Their analysis produces a nuanced set of conclusions about the variables and time and spatial scales at which different types of modeling provide useful inputs for financial risk analysis. For some current applications they reach “an uncomfortable assessment” that the use of climate models for assessing climate risk is not valid. They worry that business are inappropriately using data available from a variety of public sources and from climate risk analytics firms with potential serious consequences such as “maladaptation and heightened vulnerability of business to climate change, an overconfidence in assessments of risk, material misstatement of risk in financial reports, and the creation of greenwash.” By extension, an underlying thesis of the Climate Intelligence Arms Race, which Fiedler, et al. cite, is that the risks of maladaptation are even more extreme for public sector stakeholders who often lack the wherewithal to externally validate blackbox models and data to inform long-term capital investments in public infrastructure. When it comes to private sector climate services technology, the need for proprietary investment in R&D needs to be balanced with the public interest in transparent applied climate science that can be externally validated.

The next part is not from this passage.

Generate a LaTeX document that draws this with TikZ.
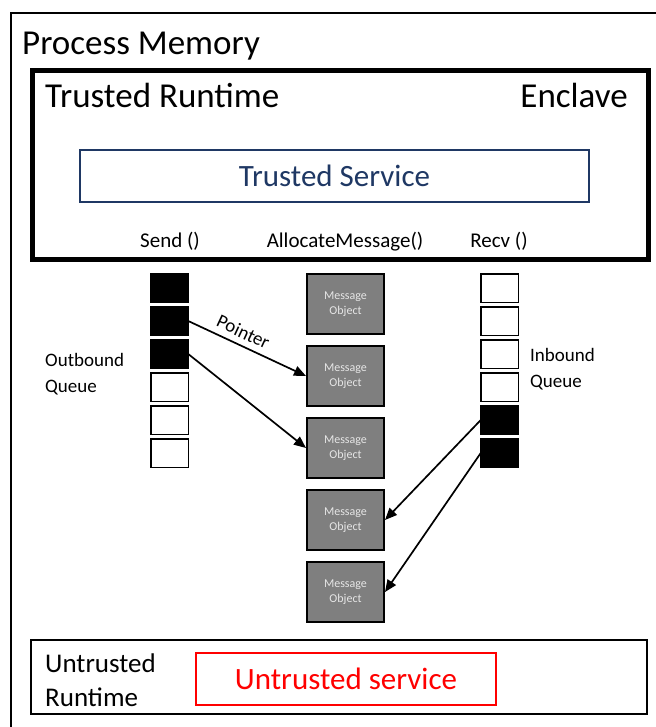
\documentclass[tikz,border=0pt]{standalone}
\usepackage{fontspec}
\setmainfont{Carlito}
\usetikzlibrary{arrows.meta}
\definecolor{navy}{HTML}{1F3864}
\definecolor{msggray}{HTML}{7F7F7F}
\definecolor{msgtext}{HTML}{E6E6E6}
\definecolor{untrustred}{HTML}{FF0000}
\begin{document}
\begin{tikzpicture}[x=1pt,y=-1pt,
  slot/.style={draw=black,line width=1.5pt,minimum width=37.5pt,minimum height=28.5pt,inner sep=0pt,outer sep=0pt},
  full/.style={slot,fill=black},
  empty/.style={slot,fill=white},
  msg/.style={draw=black,line width=2pt,fill=msggray,minimum width=77pt,minimum height=60pt,inner sep=0pt,text=msgtext,font=\fontsize{12}{15}\selectfont,align=center},
  ptr/.style={line width=1.7pt,-{Triangle[length=12pt,width=10pt]}},
  fnlabel/.style={font=\fontsize{21}{25}\selectfont,inner sep=0pt},
  qlabel/.style={font=\fontsize{19}{26}\selectfont,align=left,inner sep=0pt},
  bigtext/.style={font=\fontsize{35}{42}\selectfont,inner sep=0pt}
]
\useasboundingbox (0,0) rectangle (655,727);

% process memory (region partly beyond the page)
\draw[line width=1.5pt] (11,760) -- (11,13) -- (680,13);
\node[bigtext,anchor=base west] (pm) at (22,55) {Process Memory};

% enclave
\node[draw,line width=5pt,minimum width=616pt,minimum height=189pt,inner sep=0pt,anchor=north west] (enclave) at (30,68) {};
\node[bigtext,anchor=base west] (trt) at (45,108) {Trusted Runtime};
\node[bigtext,anchor=base east] (enc) at (628,108) {Enclave};
\node[draw=navy,line width=1.5pt,minimum width=509pt,minimum height=52pt,inner sep=0pt,text=navy,font=\fontsize{31}{36}\selectfont] (ts) at (334.5,176) {Trusted Service};

\node[fnlabel] (send) at (170,241.5) {Send ()};
\node[fnlabel] (alloc) at (345,241.5) {AllocateMessage()};
\node[fnlabel] (recv) at (499,241.5) {Recv ()};

% outbound queue
\node[full]  (o1) at (169.5,288) {};
\node[full]  (o2) at (169.5,321) {};
\node[full]  (o3) at (169.5,354) {};
\node[empty] (o4) at (169.5,387) {};
\node[empty] (o5) at (169.5,420) {};
\node[empty] (o6) at (169.5,453) {};
\node[qlabel,anchor=west] (outq) at (45,374) {Outbound\\Queue};

% inbound queue
\node[empty] (i1) at (499.5,288) {};
\node[empty] (i2) at (499.5,321) {};
\node[empty] (i3) at (499.5,354) {};
\node[empty] (i4) at (499.5,387) {};
\node[full]  (i5) at (499.5,420) {};
\node[full]  (i6) at (499.5,453) {};
\node[qlabel,anchor=west] (inq) at (530,369) {Inbound\\Queue};

% message objects
\node[msg] (m1) at (345.5,304) {Message\\Object};
\node[msg] (m2) at (345.5,376) {Message\\Object};
\node[msg] (m3) at (345.5,448) {Message\\Object};
\node[msg] (m4) at (345.5,520) {Message\\Object};
\node[msg] (m5) at (345.5,592) {Message\\Object};

% pointers
\draw[ptr] (o2.east) -- node[pos=0.42,sloped,above=6pt,font=\fontsize{19}{22}\selectfont,inner sep=0pt] (ptrlabel) {Pointer} (m2.west);
\draw[ptr] (o3.east) -- (m3.west);
\draw[ptr] (i5.west) -- (m4.east);
\draw[ptr] (i6.west) -- (m5.east);

% untrusted runtime
\node[draw,line width=1.5pt,minimum width=616pt,minimum height=74pt,inner sep=0pt,anchor=north west] (urt) at (30,639) {};
\node[font=\fontsize{27}{34}\selectfont,align=left,inner sep=0pt,anchor=west] (urtlabel) at (45,680.5) {Untrusted\\Runtime};
\node[draw=untrustred,line width=1.5pt,minimum width=300pt,minimum height=52pt,inner sep=0pt,text=untrustred,font=\fontsize{31}{36}\selectfont] (us) at (346,679) {Untrusted service};
\end{tikzpicture}
\end{document}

Justifiably in our view, these perspectives have received widespread attention in the financial and mainstream media. And that was before the Commodity Futures Trading Commission established a new unit to evaluate climate-related risk, joining other federal financial entities in efforts to understand and price these risks, which only increases the salience of this analysis. It is essential that the scholarly community gives the article similar attention and debate, especially since several of Fiedler et al.’s conclusions call into question current practices of publicly serving diverse types of climate data for application without underlying detailed assessments and guidance for specific applications.
Several of the recommendations made in the article align with the goals of the Science for Climate Action Network (SCAN), including, (i) use-case analysis of “where and when climate projections provide useful information” for applications, (ii) the assessment of various types of climate data and projections using “expert judgment sourced from within the weather and climate sciences,” and, (iii) the “co-evolution of efforts ... to improve the information exchange between risk assessment in industry, finance and climate science.” The Independent Advisory Committee report that led to the launch of SCAN calls for creation of sustained communities of practice including users, climate intermediaries, and Earth, environmental, and social scientists to develop currently missing guidance on application of climate science to design durable solutions to recurring high priority climate challenges.

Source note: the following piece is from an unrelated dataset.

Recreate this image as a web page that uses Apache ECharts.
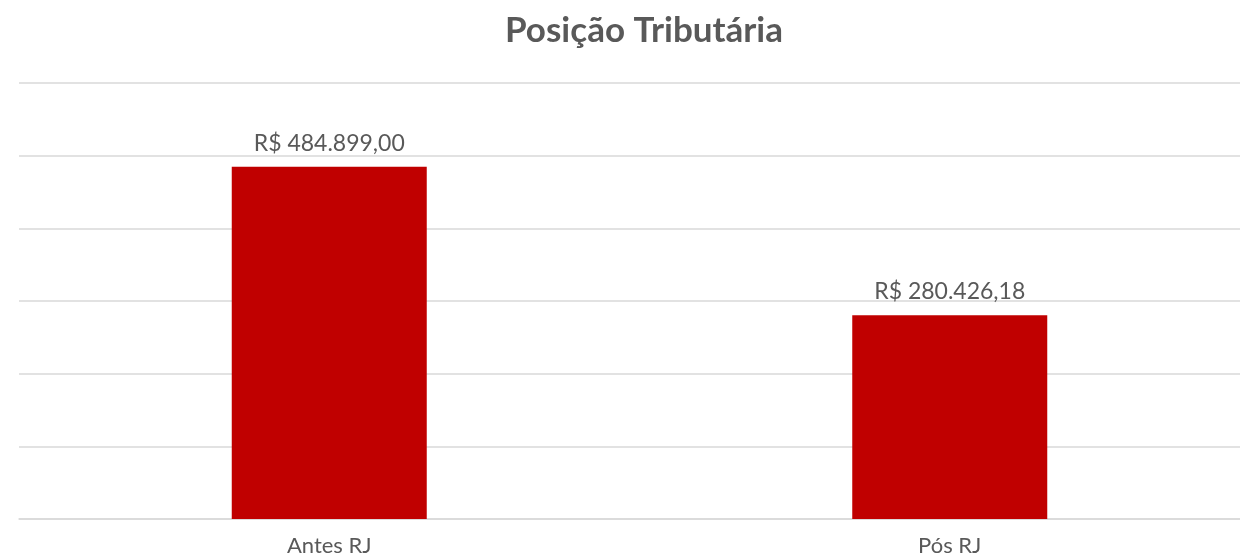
<!DOCTYPE html>
<html>
<head>
<meta charset="utf-8">
<script src="https://cdn.jsdelivr.net/npm/echarts@6/dist/echarts.min.js"></script>
<style>
  html, body { margin: 0; padding: 0; background: #fff; }
  #chart { width: 1240px; height: 558px; }
</style>
</head>
<body>
<div id="chart"></div>
<script>
// dados do gráfico
const categorias = ['Antes RJ', 'Pós RJ']
const valores = [484899.00, 280426.18]
const eixoMax = 600000
const eixoIntervalo = 100000

// formata no padrão brasileiro: R$ 484.899,00
function formatarReal(v) {
  return 'R$ ' + v.toLocaleString('pt-BR', { minimumFractionDigits: 2, maximumFractionDigits: 2 })
}

const fonte = 'Lato, "Noto Sans", sans-serif'
const myChart = echarts.init(document.getElementById('chart'))

myChart.setOption({
  animation: false,
  title: {
    text: 'Posição Tributária',
    left: 500,
    top: 8,
    textStyle: {
      color: '#595959',
      fontFamily: fonte,
      fontSize: 35,
      fontWeight: 'bold'
    }
  },
  grid: {
    left: 19,
    top: 83,
    right: -20,
    height: 436,
    outerBoundsMode: 'none'
  },
  xAxis: {
    type: 'category',
    data: categorias,
    axisTick: { show: false },
    axisLine: { lineStyle: { color: '#d9d9d9', width: 1.5 } },
    axisLabel: {
      color: '#595959',
      fontFamily: fonte,
      fontSize: 22,
      margin: 16
    }
  },
  yAxis: {
    type: 'value',
    min: 0,
    max: eixoMax,
    interval: eixoIntervalo,
    axisLabel: { show: false },
    axisLine: { show: false },
    axisTick: { show: false },
    splitLine: { lineStyle: { color: '#d9d9d9', width: 1.5 } }
  },
  series: [{
    type: 'bar',
    data: valores,
    barWidth: 195,
    itemStyle: { color: '#c00000' },
    label: {
      show: true,
      position: 'top',
      distance: 12,
      color: '#595959',
      fontFamily: fonte,
      fontSize: 23,
      formatter: p => formatarReal(p.value)
    }
  }]
})
</script>
</body>
</html>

The risks of climate change are serious and demand rapid and effective action. Fiedler et al. provide important analysis and ideas that will avoid compounding the risks of climate change with the heightened risks of faulty analytics. The point isn’t to slow down implementation but rather to speed up the process of effective implementation that integrates climate science into climate action, whether that is private investment in renewable energy or public infrastructure supporting broader measures of community resilience.